*Problem to work on*. Copy each line that contains the word "this".

*Items*.
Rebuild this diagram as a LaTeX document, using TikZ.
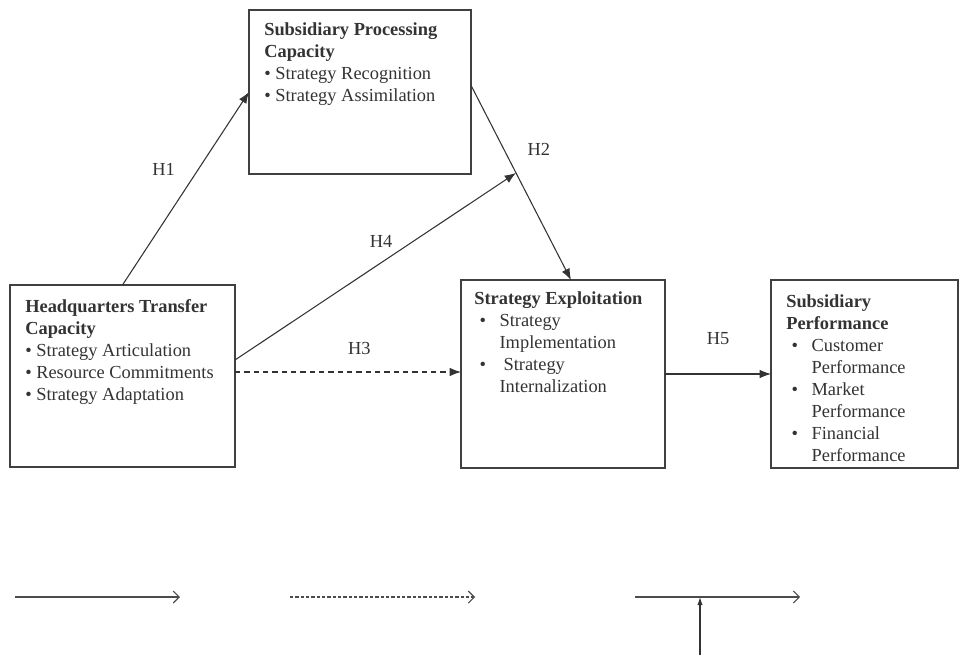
\documentclass[tikz,border=0pt]{standalone}
\usepackage{fontspec}
\setmainfont{Liberation Serif}
\usetikzlibrary{arrows.meta}

\begin{document}
\begin{tikzpicture}[x=0.75pt, y=-0.75pt,
    font=\fontsize{13.8}{16.5}\selectfont, text=black!80,
    box/.style={draw=black!75, line width=1pt, inner sep=0pt, outer sep=0pt, anchor=north west},
    boxtext/.style={anchor=north west, align=left, inner sep=0pt},
    arr/.style={draw=black!80, line width=0.8pt, -{Latex[length=8.5pt, width=6.5pt]}},
    legarr/.style={draw=black!70, line width=0.8pt, -{Straight Barb[length=4.5pt, width=9pt]}}]
    \useasboundingbox (0,0) rectangle (962,655);

    % the four constructs
    \node [box, minimum width=168.75pt, minimum height=136.5pt] (hq) at (10,285) {};
    \node [box, minimum width=166.5pt, minimum height=123pt] (spc) at (249,10) {};
    \node [box, minimum width=153pt, minimum height=141pt] (se) at (461,280) {};
    \node [box, minimum width=140.25pt, minimum height=141pt] (sp) at (771,280) {};

    \node [boxtext] (hqtext) at ([shift={(15,14)}]hq.north west)
        {\textbf{Headquarters Transfer}\\ \textbf{Capacity}\\
        \textbullet{} Strategy Articulation\\
        \textbullet{} Resource Commitments\\
        \textbullet{} Strategy Adaptation};
    \node [boxtext] (spctext) at ([shift={(15,12)}]spc.north west)
        {\textbf{Subsidiary Processing}\\ \textbf{Capacity}\\
        \textbullet{} Strategy Recognition\\
        \textbullet{} Strategy Assimilation};
    \node [boxtext] (setext) at ([shift={(13,11)}]se.north west)
        {\textbf{Strategy Exploitation}\\
        \makebox[19pt][l]{\hspace{4pt}\textbullet}Strategy\\
        \hspace*{19pt}Implementation\\
        \makebox[19pt][l]{\hspace{4pt}\textbullet}\hspace{3pt}Strategy\\
        \hspace*{19pt}Internalization};
    \node [boxtext] (sptext) at ([shift={(15,14)}]sp.north west)
        {\textbf{Subsidiary}\\ \textbf{Performance}\\
        \makebox[19pt][l]{\hspace{4pt}\textbullet}Customer\\
        \hspace*{19pt}Performance\\
        \makebox[19pt][l]{\hspace{4pt}\textbullet}Market\\
        \hspace*{19pt}Performance\\
        \makebox[19pt][l]{\hspace{4pt}\textbullet}Financial\\
        \hspace*{19pt}Performance};

    % hypotheses
    \draw [arr] (hq.north) -- (spc.west) node [pos=0.6, left=14pt] (h1) {H1};
    \draw [arr] ([yshift=5pt]spc.east) -- ([xshift=6pt]se.north)
        coordinate [pos=0.45] (h2mid)
        node [pos=0.33, right=14pt] (h2) {H2};
    \draw [arr] ([yshift=12pt]hq.east) -- (h2mid) node [pos=0.52, above=8pt] (h4) {H4};
    \draw [arr, dashed, dash pattern=on 4pt off 3pt] ([yshift=3pt]hq.east) -- ([yshift=3pt]hq.east -| se.west)
        node [pos=0.55, above=9pt] (h3) {H3};
    \draw [arr] (se.east) -- (se.east -| sp.west) node [midway, above=18pt] (h5) {H5};

    % legend
    \coordinate (solidA) at (15,597);
    \coordinate (solidB) at (180,597);
    \coordinate (dashA) at (290,597);
    \coordinate (dashB) at (475,597);
    \coordinate (modA) at (635,597);
    \coordinate (modB) at (800,597);
    \coordinate (modC) at (700,597);
    \coordinate (modD) at (700,655);
    \draw [legarr] (solidA) -- (solidB);
    \draw [legarr, dash pattern=on 2.5pt off 1.5pt] (dashA) -- (dashB);
    \draw [legarr] (modA) -- (modB);
    \draw [draw=black!80, line width=0.8pt, -{Latex[length=6pt, width=4pt]}] (modD) -- (modC);
\end{tikzpicture}
\end{document}
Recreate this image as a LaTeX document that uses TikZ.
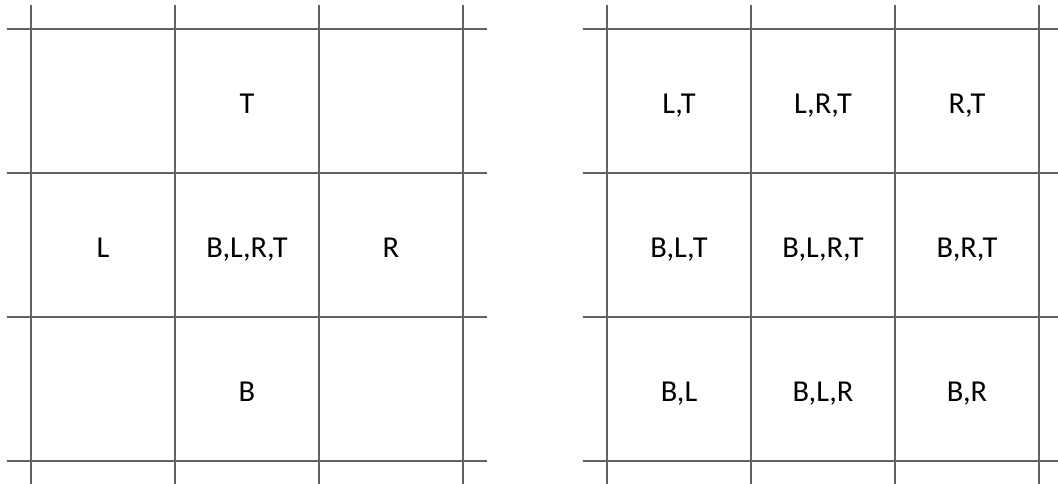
\documentclass[tikz,border=0pt]{standalone}
\usepackage{fontspec}
\setmainfont{Carlito}
\begin{document}
\begin{tikzpicture}[
    x=0.75pt, y=-0.75pt,
    every node/.style={anchor=base, font=\fontsize{22.8}{27}\selectfont, inner sep=0pt},
    gridline/.style={draw=black!62, line width=1.1pt}
]
  \useasboundingbox (0,0) rectangle (1058,484);

  % Left grid
  \foreach \y in {29,173,317,461} \draw[gridline] (7,\y) -- (487,\y);
  \foreach \x in {31,175,319,463} \draw[gridline] (\x,5) -- (\x,485);

  % Right grid
  \foreach \y in {29,173,317,461} \draw[gridline] (583,\y) -- (1063,\y);
  \foreach \x in {607,751,895,1039} \draw[gridline] (\x,5) -- (\x,485);

  % Left labels
  \node (lT) at (247,114) {T};
  \node (lL) at (103,258) {L};
  \node (lC) at (247,258) {B,L,R,T};
  \node (lR) at (391,258) {R};
  \node (lB) at (247,402) {B};

  % Right labels, row 1
  \node (rLT) at (679,114) {L,T};
  \node (rLRT) at (823,114) {L,R,T};
  \node (rRT) at (967,114) {R,T};
  % Row 2
  \node (rBLT) at (679,258) {B,L,T};
  \node (rBLRT) at (823,258) {B,L,R,T};
  \node (rBRT) at (967,258) {B,R,T};
  % Row 3
  \node (rBL) at (679,402) {B,L};
  \node (rBLR) at (823,402) {B,L,R};
  \node (rBR) at (967,402) {B,R};
\end{tikzpicture}
\end{document}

*Exercise solution*.
Rebuild this diagram as a LaTeX document, using TikZ.
Recreate this image as a LaTeX document that uses TikZ.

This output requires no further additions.